Carnival of Venice 2010

Welcome, readers, to the 57th Carnival of Evolution. This past month, the 204th birthday of Charles Darwin just happened to fall on Mardi Gras, a celebration of life’s exuberant excesses. So put on your most dazzling mask, and join us for an exploration of the endless forms most beautiful to be found in the living, evolving world.

Evolutionary science

In addition to Darwin Day and Mardi Gras, February is the month of Valentine’s Day. So it’s maybe appropriate that evolutionary bloggers had sex on the brain. Joachim describes new research on the specific forms of natural selection that might have supported the evolution of sexual reproduction.

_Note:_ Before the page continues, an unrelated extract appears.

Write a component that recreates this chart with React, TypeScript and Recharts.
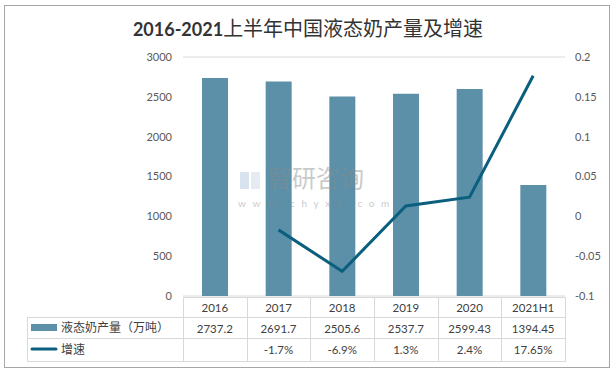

Right here at Nothing in Biology Makes Sense!, Amy Dapper writes about one consequence of sex, among grass gobies: “sneaker” males with specialized sperm. And Jeremy Yoder (yours truly) takes a look at daisies that attract pollinators by fooling them into mating with deceptive flower petals.

Meanwhile, Hannah Waters explains why sociable weaver birds nest together—because it pays to stay home and help their parents.

While most songbird species breed before they even turn a year old, sociable weavers rarely breed before the age of two. Instead, these younger birds help raise other nestlings–their siblings as well as unrelated chicks–by gathering food and maintaining the nest’s fluffy interior chambers and external sticks and grass.